A tax-advantaged retirement savings plan offered by US employers that allows employees to contribute pre-tax income, often with an employer match.

## 401(k) Plan

A 401(k) is a defined-contribution retirement plan named after Section 401(k) of the US Internal Revenue Code. It is the most common employer-sponsored retirement vehicle in the United States, covering over 60 million active participants.

### Contribution Limits (2026)

| Type | Limit |
|------|-------|
| Employee elective deferral | $23,500 |
| Catch-up (age 50+) | $7,500 additional |
| Total (employee + employer) | $70,000 |

### Tax Treatment

**Traditional 401(k)**: Contributions reduce taxable income in the year they are made.
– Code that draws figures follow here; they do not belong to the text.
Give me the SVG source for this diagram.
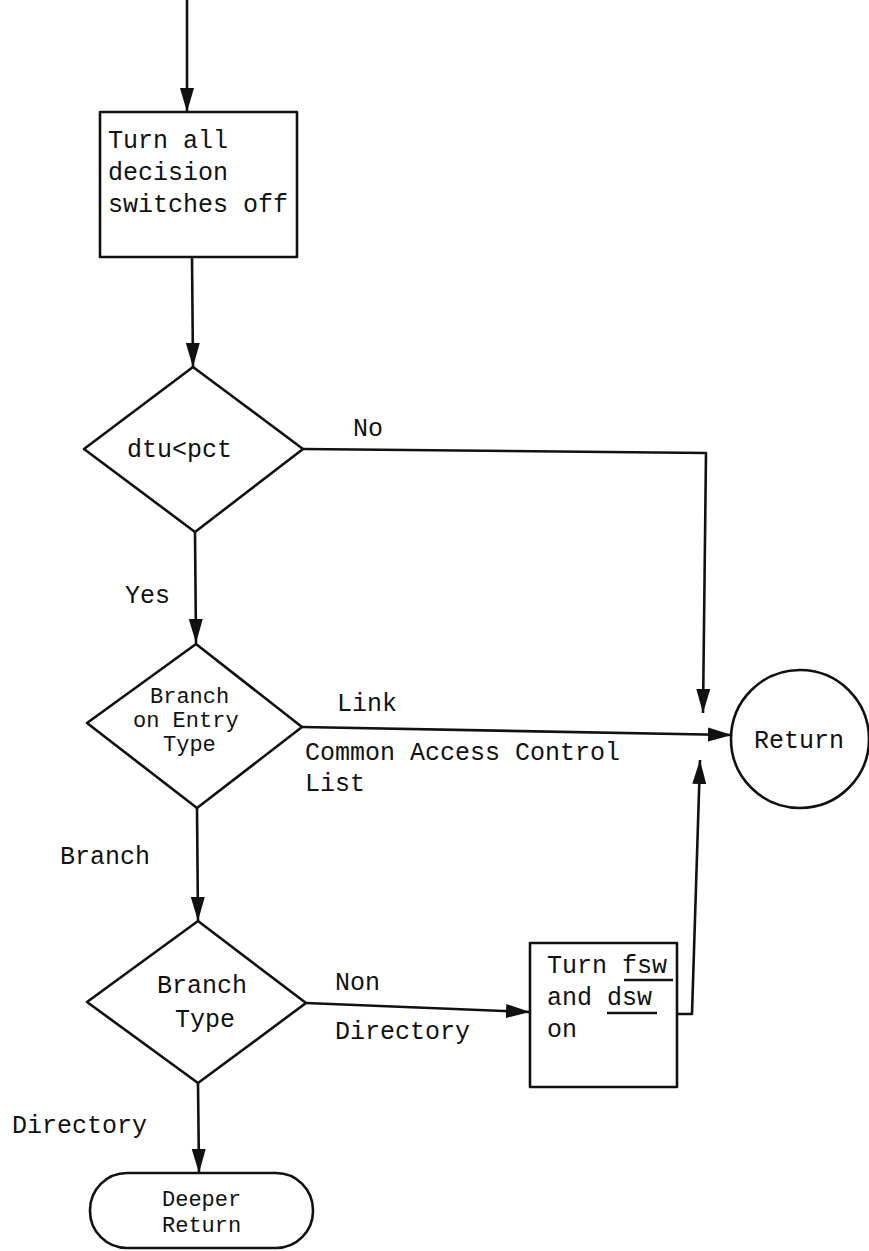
<svg xmlns="http://www.w3.org/2000/svg" width="869" height="1251" viewBox="0 0 869 1251">
<defs>
<style>
.s{fill:none;stroke:#111;stroke-width:2.6;stroke-linejoin:round}
.n{fill:#fff;stroke:#111;stroke-width:2.6;stroke-linejoin:round}
text{font-family:"Liberation Mono","Courier New",monospace;font-size:25px;fill:#111}
.t{font-size:22px}
</style>
<marker id="a" markerUnits="userSpaceOnUse" markerWidth="26" markerHeight="16" refX="24" refY="8" viewBox="0 0 26 16" orient="auto">
<path d="M0,1 L24,8 L0,15 Z" fill="#111"/>
</marker>
</defs>
<g id="connectors">
<path class="s" d="M187,0 V112" marker-end="url(#a)"/>
<path class="s" d="M192,257 L193,367" marker-end="url(#a)"/>
<path class="s" d="M303,449 L706,453 L703,713" marker-end="url(#a)"/>
<path class="s" d="M195,532 L196,643" marker-end="url(#a)"/>
<path class="s" d="M302,727 L732,735" marker-end="url(#a)"/>
<path class="s" d="M197,808 L198,921" marker-end="url(#a)"/>
<path class="s" d="M306,1003 L530,1012" marker-end="url(#a)"/>
<path class="s" d="M677,1014 H692 L700,760" marker-end="url(#a)"/>
<path class="s" d="M198,1083 L199,1173" marker-end="url(#a)"/>
</g>
<g id="labels">
<text x="353" y="436">No</text>
<text x="125" y="603">Yes</text>
<text x="337" y="711">Link</text>
<text x="305" y="760">Common Access Control</text>
<text x="305" y="791">List</text>
<text x="60" y="864">Branch</text>
<text x="335" y="990">Non</text>
<text x="335" y="1039">Directory</text>
<text x="12" y="1133">Directory</text>
</g>
<g id="init">
<rect class="n" x="100" y="112" width="197" height="145"/>
<text x="108" y="148">Turn all</text>
<text x="108" y="180">decision</text>
<text x="108" y="212">switches off</text>
</g>
<g id="dtu">
<polygon class="n" points="193,367 303,449 195,532 84,449"/>
<text x="127" y="457">dtu&lt;pct</text>
</g>
<g id="entrytype">
<polygon class="n" points="196,644 302,727 197,808 87,723"/>
<text class="t" x="150" y="703">Branch</text>
<text class="t" x="133" y="727">on Entry</text>
<text class="t" x="163" y="751">Type</text>
</g>
<g id="branchtype">
<polygon class="n" points="198,921 306,1003 198,1083 87,1002"/>
<text x="157" y="993">Branch</text>
<text x="175" y="1027">Type</text>
</g>
<g id="turnfsw">
<rect class="n" x="530" y="943" width="147" height="144"/>
<text x="547" y="973">Turn fsw</text>
<text x="547" y="1005">and dsw</text>
<text x="547" y="1037">on</text>
<path class="s" d="M624,980 H673 M607,1013 H657"/>
</g>
<g id="return">
<circle class="n" cx="800" cy="739" r="69"/>
<text x="754" y="748">Return</text>
</g>
<g id="deeper">
<rect class="n" x="90" y="1173" width="223" height="75" rx="37" ry="37"/>
<text class="t" x="162" y="1206">Deeper</text>
<text class="t" x="162" y="1232">Return</text>
</g>
</svg>
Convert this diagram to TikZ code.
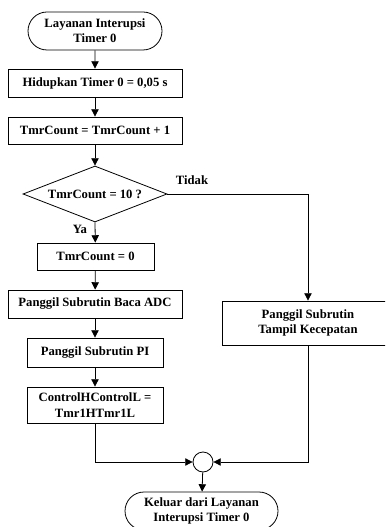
\documentclass[tikz,border=0pt]{standalone}
\usepackage{fontspec}
\setmainfont{Liberation Serif}
\usetikzlibrary{arrows.meta,shapes.misc,shapes.geometric}

\tikzset{every picture/.style={line width=0.6pt}}
\tikzset{
  huruf/.style={font=\fontsize{9.5}{11.5}\selectfont\bfseries},
  proses/.style={draw, rectangle, inner sep=0.75pt, align=center, huruf},
  terminal/.style={draw, rounded rectangle, inner sep=0.75pt, align=center, huruf},
  keputusan/.style={draw, diamond, aspect=2.57, inner sep=0pt, huruf},
  label/.style={inner sep=0.75pt, huruf},
  panah/.style={-{Triangle[length=5.5pt,width=5.5pt]}}
}

\begin{document}
\begin{tikzpicture}[x=0.75pt,y=0.75pt,yscale=-1,xscale=1]
		\path[use as bounding box, fill=white] (0,0) rectangle (385,527);
		\clip (0,0) rectangle (385,527);
		
		%Terminal: mulai
		\node [terminal, minimum width=102pt, minimum height=28.5pt] (mulai) at (95,31) {Layanan Interupsi\\Timer 0};
		%Shape: Rectangle
		\node [proses, minimum width=130.5pt, minimum height=21pt] (hidup) at (95,83) {Hidupkan Timer 0 = 0,05 s};
		\node [proses, minimum width=130.5pt, minimum height=20.25pt] (tambah) at (95,130.5) {TmrCount = TmrCount + 1};
		%Shape: Diamond
		\node [keputusan, minimum width=108pt, minimum height=42pt] (cek) at (95,194) {TmrCount = 10 ?};
		\node [proses, minimum width=87.75pt, minimum height=20.25pt] (reset) at (95.5,256.5) {TmrCount = 0};
		\node [proses, minimum width=130.5pt, minimum height=21pt] (adc) at (95,304) {Panggil Subrutin Baca ADC};
		\node [proses, minimum width=102pt, minimum height=21.75pt] (pi) at (95,352.5) {Panggil Subrutin PI};
		\node [proses, minimum width=102pt, minimum height=27pt] (kontrol) at (95,405) {ControlHControlL =\\Tmr1HTmr1L};
		\node [proses, minimum width=129pt, minimum height=33pt] (tampil) at (308,323) {Panggil Subrutin\\Tampil Kecepatan};
		%Connector
		\node [draw, circle, minimum size=15pt, inner sep=0pt] (gabung) at (203,462) {};
		%Terminal: keluar
		\node [terminal, minimum width=116.25pt, minimum height=28.5pt] (keluar) at (201.5,511) {Keluar dari Layanan\\Interupsi Timer 0};
		
		\draw [panah] (mulai) -- (hidup);
		\draw [panah] (hidup) -- (tambah);
		\draw [panah] (tambah) -- (cek);
		\draw [panah] (cek.south) -- (reset);
		\draw [panah] (reset) -- (adc);
		\draw [panah] (adc) -- (pi);
		\draw [panah] (pi) -- (kontrol);
		\draw [panah] (cek.east) -| (tampil.north);
		\draw [panah] (kontrol.south) |- (gabung.west);
		\draw [panah] (tampil.south) |- (gabung.east);
		\draw [panah] (gabung) -- (keluar);
		
		\node [label] (tidak) at (192,180) {Tidak};
		\node [label] (ya) at (80,229) {Ya};
		
	\end{tikzpicture}
\end{document}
Withdrawals in retirement are taxed as ordinary income.

**Roth 401(k)**: Contributions are made with after-tax dollars, but qualified withdrawals in retirement are entirely tax-free, including investment gains.

### Employer Match

A common employer match formula is 50% of contributions up to 6% of salary. On a $100,000 salary, contributing 6% ($6,000) yields a $3,000 employer match — an immediate 50% return on invested money.

### Vesting

Employer contributions may be subject to a vesting schedule (e.g. 3-year cliff or 6-year graded), meaning employees must stay a certain period to keep the employer's contributions.